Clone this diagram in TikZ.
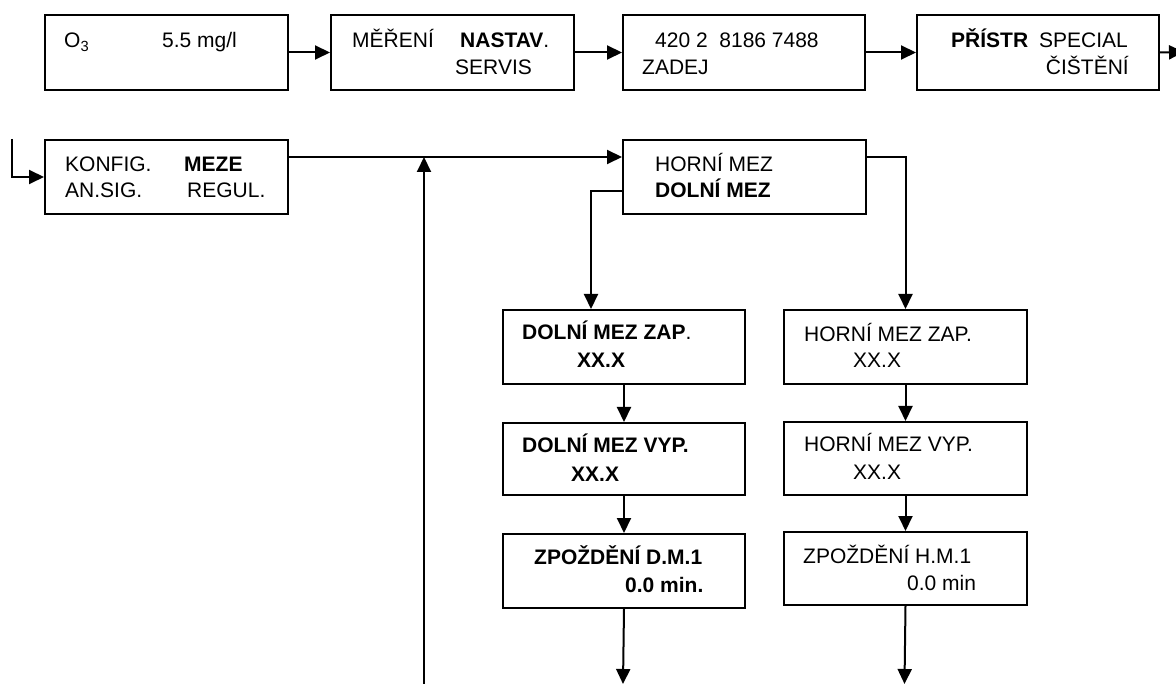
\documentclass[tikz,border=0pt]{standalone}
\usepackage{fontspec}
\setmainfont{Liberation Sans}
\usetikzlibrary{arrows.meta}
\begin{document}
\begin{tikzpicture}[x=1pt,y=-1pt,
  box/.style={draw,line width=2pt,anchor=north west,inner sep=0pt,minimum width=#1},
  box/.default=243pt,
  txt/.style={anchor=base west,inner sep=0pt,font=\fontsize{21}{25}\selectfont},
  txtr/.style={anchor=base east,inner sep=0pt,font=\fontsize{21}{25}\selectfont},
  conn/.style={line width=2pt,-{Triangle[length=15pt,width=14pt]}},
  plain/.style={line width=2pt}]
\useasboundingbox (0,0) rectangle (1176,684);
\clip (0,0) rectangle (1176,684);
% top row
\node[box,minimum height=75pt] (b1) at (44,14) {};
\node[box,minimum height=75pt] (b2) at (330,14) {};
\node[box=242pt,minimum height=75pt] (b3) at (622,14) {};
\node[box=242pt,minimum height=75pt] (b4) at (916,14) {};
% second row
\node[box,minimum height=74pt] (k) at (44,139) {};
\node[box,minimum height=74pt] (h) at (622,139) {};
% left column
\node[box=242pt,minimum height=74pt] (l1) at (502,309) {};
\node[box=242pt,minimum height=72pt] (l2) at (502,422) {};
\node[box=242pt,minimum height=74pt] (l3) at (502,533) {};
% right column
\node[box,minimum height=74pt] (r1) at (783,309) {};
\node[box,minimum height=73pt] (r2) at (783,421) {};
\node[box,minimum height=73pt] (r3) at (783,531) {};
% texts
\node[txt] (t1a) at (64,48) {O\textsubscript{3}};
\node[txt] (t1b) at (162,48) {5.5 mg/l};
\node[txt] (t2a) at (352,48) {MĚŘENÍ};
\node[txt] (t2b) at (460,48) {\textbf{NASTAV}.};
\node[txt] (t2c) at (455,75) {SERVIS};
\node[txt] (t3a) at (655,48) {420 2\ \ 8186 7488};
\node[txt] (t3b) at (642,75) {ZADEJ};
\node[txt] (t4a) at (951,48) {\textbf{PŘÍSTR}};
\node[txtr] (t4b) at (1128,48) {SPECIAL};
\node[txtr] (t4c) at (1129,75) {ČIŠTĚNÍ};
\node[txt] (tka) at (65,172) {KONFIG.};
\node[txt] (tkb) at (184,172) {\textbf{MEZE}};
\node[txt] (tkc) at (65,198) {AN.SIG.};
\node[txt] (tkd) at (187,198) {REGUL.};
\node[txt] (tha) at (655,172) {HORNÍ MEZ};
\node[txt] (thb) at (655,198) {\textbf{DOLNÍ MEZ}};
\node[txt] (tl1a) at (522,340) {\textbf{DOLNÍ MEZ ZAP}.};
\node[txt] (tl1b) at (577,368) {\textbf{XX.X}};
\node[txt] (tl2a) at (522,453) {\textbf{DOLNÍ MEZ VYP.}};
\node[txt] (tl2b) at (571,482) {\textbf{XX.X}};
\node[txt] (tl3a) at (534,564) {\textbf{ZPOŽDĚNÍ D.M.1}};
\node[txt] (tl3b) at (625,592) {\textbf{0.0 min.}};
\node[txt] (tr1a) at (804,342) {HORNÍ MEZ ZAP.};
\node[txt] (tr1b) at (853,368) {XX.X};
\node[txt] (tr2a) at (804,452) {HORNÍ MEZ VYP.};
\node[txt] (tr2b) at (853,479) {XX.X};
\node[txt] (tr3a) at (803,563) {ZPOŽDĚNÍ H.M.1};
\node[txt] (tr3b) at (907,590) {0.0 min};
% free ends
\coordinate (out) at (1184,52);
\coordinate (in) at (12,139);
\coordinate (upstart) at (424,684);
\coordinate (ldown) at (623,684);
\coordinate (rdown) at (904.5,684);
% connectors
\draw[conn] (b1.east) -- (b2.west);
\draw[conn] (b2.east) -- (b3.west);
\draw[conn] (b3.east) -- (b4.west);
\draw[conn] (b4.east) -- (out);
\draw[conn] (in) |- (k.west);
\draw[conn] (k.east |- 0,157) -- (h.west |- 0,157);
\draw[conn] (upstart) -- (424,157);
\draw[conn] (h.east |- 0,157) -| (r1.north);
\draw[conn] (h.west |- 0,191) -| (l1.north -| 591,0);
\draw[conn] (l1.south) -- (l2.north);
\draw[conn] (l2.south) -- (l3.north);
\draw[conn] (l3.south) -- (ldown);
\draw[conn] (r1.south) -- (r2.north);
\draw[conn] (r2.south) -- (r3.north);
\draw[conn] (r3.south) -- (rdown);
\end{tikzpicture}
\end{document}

# # # # #

**Aim:** Reproduce the data verbatim. Do not carry any picture into the copy.

**Response to this task:**
Clone this diagram in TikZ.
\documentclass[tikz,border=0pt]{standalone}
\usepackage{fontspec}
\setmainfont{Liberation Sans}
\usetikzlibrary{arrows.meta}
\begin{document}
\begin{tikzpicture}[x=1pt,y=-1pt,
  box/.style={draw,line width=2pt,anchor=north west,inner sep=0pt,minimum width=#1},
  box/.default=243pt,
  txt/.style={anchor=base west,inner sep=0pt,font=\fontsize{21}{25}\selectfont},
  txtr/.style={anchor=base east,inner sep=0pt,font=\fontsize{21}{25}\selectfont},
  conn/.style={line width=2pt,-{Triangle[length=15pt,width=14pt]}},
  plain/.style={line width=2pt}]
\useasboundingbox (0,0) rectangle (1176,684);
\clip (0,0) rectangle (1176,684);
% top row
\node[box,minimum height=75pt] (b1) at (44,14) {};
\node[box,minimum height=75pt] (b2) at (330,14) {};
\node[box=242pt,minimum height=75pt] (b3) at (622,14) {};
\node[box=242pt,minimum height=75pt] (b4) at (916,14) {};
% second row
\node[box,minimum height=74pt] (k) at (44,139) {};
\node[box,minimum height=74pt] (h) at (622,139) {};
% left column
\node[box=242pt,minimum height=74pt] (l1) at (502,309) {};
\node[box=242pt,minimum height=72pt] (l2) at (502,422) {};
\node[box=242pt,minimum height=74pt] (l3) at (502,533) {};
% right column
\node[box,minimum height=74pt] (r1) at (783,309) {};
\node[box,minimum height=73pt] (r2) at (783,421) {};
\node[box,minimum height=73pt] (r3) at (783,531) {};
% texts
\node[txt] (t1a) at (64,48) {O\textsubscript{3}};
\node[txt] (t1b) at (162,48) {5.5 mg/l};
\node[txt] (t2a) at (352,48) {MĚŘENÍ};
\node[txt] (t2b) at (460,48) {\textbf{NASTAV}.};
\node[txt] (t2c) at (455,75) {SERVIS};
\node[txt] (t3a) at (655,48) {420 2\ \ 8186 7488};
\node[txt] (t3b) at (642,75) {ZADEJ};
\node[txt] (t4a) at (951,48) {\textbf{PŘÍSTR}};
\node[txtr] (t4b) at (1128,48) {SPECIAL};
\node[txtr] (t4c) at (1129,75) {ČIŠTĚNÍ};
\node[txt] (tka) at (65,172) {KONFIG.};
\node[txt] (tkb) at (184,172) {\textbf{MEZE}};
\node[txt] (tkc) at (65,198) {AN.SIG.};
\node[txt] (tkd) at (187,198) {REGUL.};
\node[txt] (tha) at (655,172) {HORNÍ MEZ};
\node[txt] (thb) at (655,198) {\textbf{DOLNÍ MEZ}};
\node[txt] (tl1a) at (522,340) {\textbf{DOLNÍ MEZ ZAP}.};
\node[txt] (tl1b) at (577,368) {\textbf{XX.X}};
\node[txt] (tl2a) at (522,453) {\textbf{DOLNÍ MEZ VYP.}};
\node[txt] (tl2b) at (571,482) {\textbf{XX.X}};
\node[txt] (tl3a) at (534,564) {\textbf{ZPOŽDĚNÍ D.M.1}};
\node[txt] (tl3b) at (625,592) {\textbf{0.0 min.}};
\node[txt] (tr1a) at (804,342) {HORNÍ MEZ ZAP.};
\node[txt] (tr1b) at (853,368) {XX.X};
\node[txt] (tr2a) at (804,452) {HORNÍ MEZ VYP.};
\node[txt] (tr2b) at (853,479) {XX.X};
\node[txt] (tr3a) at (803,563) {ZPOŽDĚNÍ H.M.1};
\node[txt] (tr3b) at (907,590) {0.0 min};
% free ends
\coordinate (out) at (1184,52);
\coordinate (in) at (12,139);
\coordinate (upstart) at (424,684);
\coordinate (ldown) at (623,684);
\coordinate (rdown) at (904.5,684);
% connectors
\draw[conn] (b1.east) -- (b2.west);
\draw[conn] (b2.east) -- (b3.west);
\draw[conn] (b3.east) -- (b4.west);
\draw[conn] (b4.east) -- (out);
\draw[conn] (in) |- (k.west);
\draw[conn] (k.east |- 0,157) -- (h.west |- 0,157);
\draw[conn] (upstart) -- (424,157);
\draw[conn] (h.east |- 0,157) -| (r1.north);
\draw[conn] (h.west |- 0,191) -| (l1.north -| 591,0);
\draw[conn] (l1.south) -- (l2.north);
\draw[conn] (l2.south) -- (l3.north);
\draw[conn] (l3.south) -- (ldown);
\draw[conn] (r1.south) -- (r2.north);
\draw[conn] (r2.south) -- (r3.north);
\draw[conn] (r3.south) -- (rdown);
\end{tikzpicture}
\end{document}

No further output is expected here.